= Étienne Manac'h =

Étienne Manac'h (later known as Étienne Manoël Manac'h; February 3, 1910 - 1992) was a French career diplomat and author.

==Life==
===Early life===
Étienne Manac'h was born in Plouigneau, Brittany. He attended Morlaix Collège from 1922 until 1925, and following the family's move to Paris attended the Lycée Buffon, where he received his baccalauréat in 1929. After the classe préparatoire at the Lycée Louis-le-Grand he studied philosophy at the Sorbonne, graduating in 1931 and obtaining his Diplôme d'études supérieures in 1934. After teaching in France and military service, he went on to teach philosophy and French literature at Galatasaray High School, Istanbul between 1938 and 1942.

===Diplomatic career===
In 1941 he started working for the Free French movement in Turkey, heading operations there from 1942, and was charged with developing clandestine contacts to members of the Résistance working in Vichy French embassies in the Balkan States. From 1945 to 1951, he was stationed in Czechoslovakia, first as Embassy Secretary in Prague, then as consul general in Bratislava. Along with other Western diplomats, he was expelled from the country in 1951, allegedly for espionage and support for "elements hostile to the regime". Between 1951 and 1969, he held various posts, including director of the cabinet of the socialist Minister of State Guy Mollet (1958–1959) and director of Asie-Océanie à l'Administration Centrale (Central Administration for Far Eastern Affairs) at the foreign ministry (Quai d'Orsay) from 1960–1969, where he was influential in setting up negotiations between Washington and Hanoi during the Vietnam War. From 1969 to 1975, Manac'h served as French ambassador to the People's Republic of China.

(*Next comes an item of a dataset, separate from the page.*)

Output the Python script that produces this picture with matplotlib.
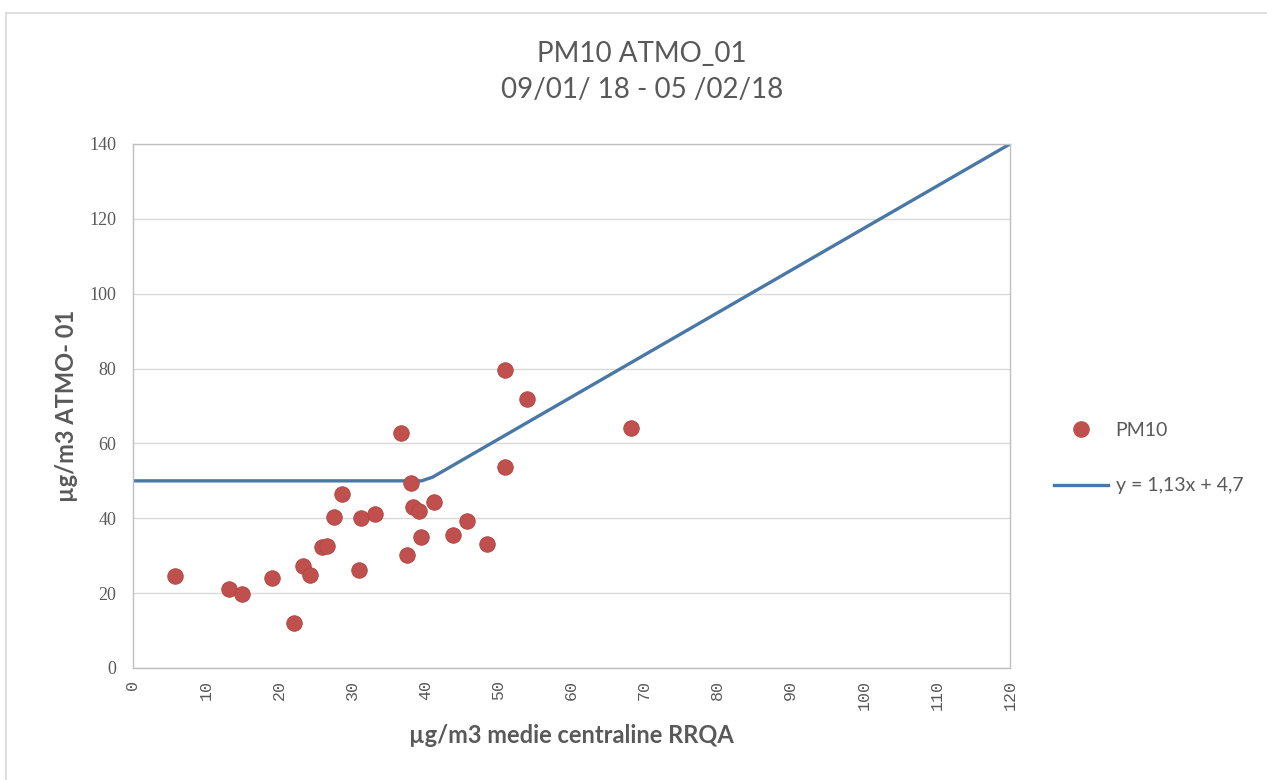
import numpy as np
import matplotlib
matplotlib.use("Agg")
import matplotlib.pyplot as plt
from matplotlib.lines import Line2D

# PM10 points (x = medie centraline RRQA, y = ATMO_01)
pm10_x = [5.7, 13.1, 14.9, 19.0, 22.0, 23.3, 24.2, 25.9, 26.6, 27.5, 28.6,
          30.9, 31.2, 33.1, 36.7, 37.5, 38.0, 38.3, 39.2, 39.4, 41.2, 43.8,
          45.7, 48.4, 50.9, 50.9, 53.9, 68.1]
pm10_y = [24.6, 21.1, 19.8, 24.0, 12.0, 27.3, 24.8, 32.3, 32.6, 40.3, 46.5,
          26.2, 40.1, 41.1, 62.8, 30.2, 49.4, 43.0, 41.9, 35.0, 44.3, 35.5,
          39.3, 33.1, 79.6, 53.7, 71.9, 64.1]

# trend line as drawn: flat at 50, then y = 1,13x + 4,7
trend_x = [0, 39.5, 41, 120]
trend_y = [50, 50, 51, 140]

xticks = list(range(0, 121, 10))
yticks = list(range(0, 141, 20))

title = "PM10 ATMO_01\n09/01/ 18 - 05 /02/18"
xlabel = "µg/m3 medie centraline RRQA"
ylabel = "µg/m3 ATMO- 01"
red = "#c0504d"
blue = "#4a78a6"
grey_txt = "#595959"

W, H = 1267, 780
fig = plt.figure(figsize=(W / 100, H / 100), dpi=100)
ax = fig.add_axes([133 / W, 1 - 668 / H, 877 / W, 524 / H])

ax.plot(trend_x, trend_y, color=blue, lw=2.4, zorder=2)
ax.scatter(pm10_x, pm10_y, s=125, color=red, edgecolors="#b24440",
           linewidths=0.6, zorder=3)

ax.set_xlim(0, 120)
ax.set_ylim(0, 140)
ax.set_xticks(xticks)
ax.set_yticks(yticks)
ax.set_xticklabels([str(t) for t in xticks], rotation=90,
                   family="Liberation Mono", fontsize=12, color=grey_txt)
ax.set_yticklabels([str(t) for t in yticks],
                   family="Liberation Serif", fontsize=13, color=grey_txt)
ax.tick_params(length=0)
ax.tick_params(axis="x", pad=9)
ax.tick_params(axis="y", pad=12)
ax.grid(axis="y", color="#d9d9d9", lw=1)
ax.set_axisbelow(True)
for sp in ax.spines.values():
    sp.set_color("#c0c0c0")
    sp.set_linewidth(1)

ax.set_xlabel(xlabel, family="Lato", fontweight="bold", fontsize=17,
              color=grey_txt, labelpad=10)
ax.set_ylabel(ylabel, family="Lato", fontweight="bold", fontsize=17,
              color=grey_txt, labelpad=8)

fig.text(642 / W, 1 - 72 / H, title, ha="center", va="center",
         family="Lato", fontsize=20, color=grey_txt, linespacing=1.45)

handles = [Line2D([], [], ls="", marker="o", markersize=11, color=red),
           Line2D([], [], color=blue, lw=2.4)]
fig.legend(handles, ["PM10", "y = 1,13x + 4,7"], loc="center left",
           bbox_to_anchor=(1036 / W, 1 - 458 / H), frameon=False,
           handlelength=2.8, handletextpad=0.4, labelspacing=2.0,
           prop={"family": "Lato", "size": 14}, labelcolor=grey_txt)

# outer chart frame (left and top edges visible)
fig.add_artist(Line2D([6 / W, 6 / W], [0, 1 - 13 / H], color="#d9d9d9", lw=1.2,
                      transform=fig.transFigure))
fig.add_artist(Line2D([6 / W, 1], [1 - 13 / H, 1 - 13 / H], color="#d9d9d9",
                      lw=1.2, transform=fig.transFigure))

fig.savefig("out.png", dpi=100, facecolor="white")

===Controversy surrounding possible activity as a Soviet agent ===
Manac'h was a member of the French Communist Party from 1934 to 1939, thus leaving himself vulnerable to accusations of espionage (after the war he became a socialist and was a member of the SFIO from c. 1959 to 1969). During the Second World War, he had official contacts to the Soviet secret service and later as a diplomat he was responsible for relations with the Soviet Union and other Eastern European countries.

===Later life===
In 1975 he retired to Pont-Aven in his native Brittany, buying the house Lezaven, where the painter Paul Gauguin had his studio. He died there, 17 years later.

==Bibliography==
- Compagnons d’Europe / Hervé Kerven [pseudon.]. - Paris, Julliard, 1949
- Mémoires d'Extrême Asie / Étienne M. Manac'h (3 vol., Paris, Fayard, 1977–1982)
- Emilio: récit à voix basse / Étienne M. Manac'h ; [avec la collab. de Nella Masutti]. - Paris, Plon, 1990.
- Journal intime 1926-1939: Paris, Berlin, Moscou, Istanbul / Étienne Manac'h. - Morlaix, Skol Vreizh, 2008.
- Journal intime 1939-1951: De la France libre à la Guerre froide / Étienne Manac'h. - Morlaix, Skol Vreizh, 2010.